The taste of success is salty from the sweat you put into that which you are successful at.
That's my story and I'm sticking to it.
Good job Bret.
Jim
well said.....errrrr "written" ;) !!
I don't have much to add to this, but you were as gracious as possible.
I have had folks come to me with "not ready for prime time" songs and ask for critique, but what they wanted was for me to say it was great, that I'd pitch it for them, that I'd record it, etc etc.

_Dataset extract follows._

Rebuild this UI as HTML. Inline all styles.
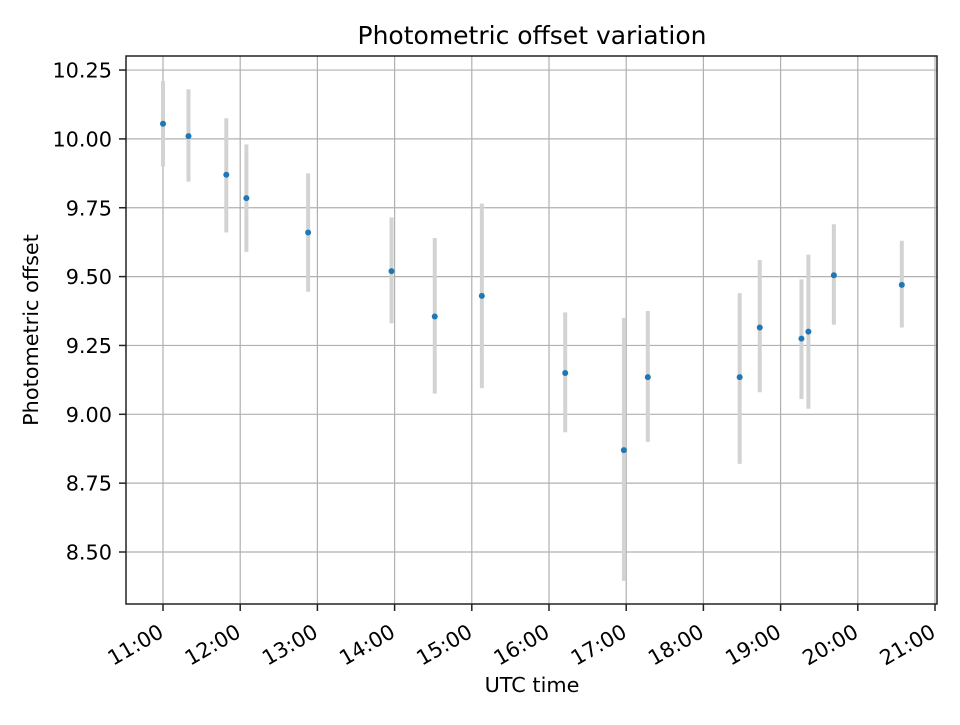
<!DOCTYPE html>
<html><head><meta charset="utf-8"><style>body{margin:0;background:#fff}svg{font-family:"DejaVu Sans","Liberation Sans",sans-serif}</style></head>
<body>
<svg id="chart" width="960" height="720">
<text x="532" y="44" text-anchor="middle" font-size="25">Photometric offset variation</text>
<g id="grid"></g><g id="marks"></g><g id="axes"></g>
<rect x="126" y="56" width="811" height="548" fill="none" stroke="#222" stroke-width="1.5"/>
<text x="532" y="692" text-anchor="middle" font-size="20.8">UTC time</text>
<text transform="translate(38,330) rotate(-90)" text-anchor="middle" font-size="20.8">Photometric offset</text>
</svg>
<script>
const times=[11.0,11.33,11.82,12.08,12.88,13.96,14.52,15.13,16.21,16.97,17.28,18.47,18.73,19.27,19.36,19.69,20.57];
const values=[10.055,10.01,9.87,9.785,9.66,9.52,9.355,9.43,9.15,8.87,9.135,9.135,9.315,9.275,9.30,9.505,9.47];
const errHigh=[10.21,10.18,10.075,9.98,9.875,9.715,9.64,9.765,9.37,9.35,9.375,9.44,9.56,9.49,9.58,9.69,9.63];
const errLow=[9.90,9.845,9.66,9.59,9.445,9.33,9.075,9.095,8.935,8.395,8.90,8.82,9.08,9.055,9.02,9.325,9.315];
const xTicks=[11,12,13,14,15,16,17,18,19,20,21];
const xTickLabels=["11:00","12:00","13:00","14:00","15:00","16:00","17:00","18:00","19:00","20:00","21:00"];
const yTicks=[8.5,8.75,9.0,9.25,9.5,9.75,10.0,10.25];
const yTickLabels=["8.50","8.75","9.00","9.25","9.50","9.75","10.00","10.25"];
const X=h=>163+(h-11)*77.2;
const Y=v=>552-(v-8.5)*275.4;
const NS="http://www.w3.org/2000/svg";
function mk(t,a,p){const e=document.createElementNS(NS,t);for(const k in a)e.setAttribute(k,a[k]);p.appendChild(e);return e;}
const grid=document.getElementById('grid'),marks=document.getElementById('marks'),axes=document.getElementById('axes');
xTicks.forEach((t,i)=>{const x=X(t);
 const g=mk('line',{x1:x,x2:x,y1:56,y2:604,stroke:'#b0b0b0','stroke-width':1.2},grid);
 
 const tk=mk('line',{x1:x,x2:x,y1:604,y2:611,stroke:'#222','stroke-width':1.5},axes);
 
 const l=mk('text',{transform:`translate(${x+2},${636}) rotate(-30)`,'text-anchor':'end','font-size':20.8},axes);
 l.textContent=xTickLabels[i];
 
});
yTicks.forEach((t,i)=>{const y=Y(t);
 const g=mk('line',{x1:126,x2:937,y1:y,y2:y,stroke:'#b0b0b0','stroke-width':1.2},grid);
 
 const tk=mk('line',{x1:119,x2:126,y1:y,y2:y,stroke:'#222','stroke-width':1.5},axes);
 
 const l=mk('text',{x:112,y:y+7.5,'text-anchor':'end','font-size':20.8},axes);
 l.textContent=yTickLabels[i];
 
});
times.forEach((t,i)=>{const x=X(t);
 const e=mk('line',{x1:x,x2:x,y1:Y(errHigh[i]),y2:Y(errLow[i]),stroke:'#d3d3d3','stroke-width':4},marks);
 
});
times.forEach((t,i)=>{
 const c=mk('circle',{cx:X(t),cy:Y(values[i]),r:3,fill:'#1f77b4'},marks);
 
});
</script>
</body></html>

You did him a favor. There are a lot of misinformed, and delusional people out in the world. Wish them luck and go forward. No wonder so many of us don't WANT to "help" though, the nut cases really do come out of the woodwork.
I'm surprised that ya'll don't have this happen more often - I don't have nearly as much to offer and I've had my share of, umm (how do you say it politely?) people bug me and then get mad that I didn't think their stuff was all that great, or that I wanted to be paid to record them... Brett, you were more cordial than you needed to be, next time don't answer the phone, you do have caller ID and v-mail right?
You handled it very well I think. This guy is disturbed. I have worked with "disturbed" people before and they are like black holes. Anyone who gets close gets sucked in with no hope of escape....
I would not have engaged him at all. You are too nice, Bret!
Despite this warning, and despite the fact that one of my best friends told me he'd been hit by this guy... He got me a couple of months back. Everything you've said (and Ric D too) is true. He told me that my dear friend is bi-polar and in need of serious help. I shut this guy off so fast it wasn't even funny. There's bad business practices out there, but this is something entirely different. This is psychopathic or at best sociopathic behavior.
Well, from 32 years of experience in dealing with songwriters as a music publisher ,
my advice would be- that its really best to critique and give advice ONLY in person.That way you see how the advice given is being perceived by the Writer and further help and interact -with the reactions and input you get back too.

Why you NEVER critique by mail or email--IS because you never know how it being perceived at the other end firstly,
and secondly to tell someone that they have no talent at all by your own opinion
IN an email is not productive nor kind.

Unless you can offer LEARNED experienced constructive criticism that HELPS that person perfect and improve their craft-THEN giving that opinion and advice NOT productively -will have the opposite effect and reaction.
And getting their sense of rejection and facing their defensiveness and hurt would be and is the only likely result.

Sure you get those types that will bait you to like their work -and IF you say YOU dont -they always will say THAT someone else thinks ITS great and YOURE just wrong...
My experience has taught me that Its a waste of time and good energy- to be really critical of someones songs-
when and IF --you cant or YOU DONT offer any suggestion's at all for improvement.
First be positive.

Otherwise--anger is the only kind of reaction you get.
And funny but a writer did the same thing to me-tricked me into adding him on facebook-then hit me on overload with mp3s without asking--after I added him
and when I got upset-
he totally went ballistic that I owed HIM a listen and whats wrong with me..
Turns out some of my other friends on facebook had the same problem with HIM right off the bat..
He was deleted from friends in 2 days.

Lesson is--just as John Braheny says-
You Never tell someone that their baby's just ugly.
Help not hinder, and when YOU KNOW you cant help ,just dont offer.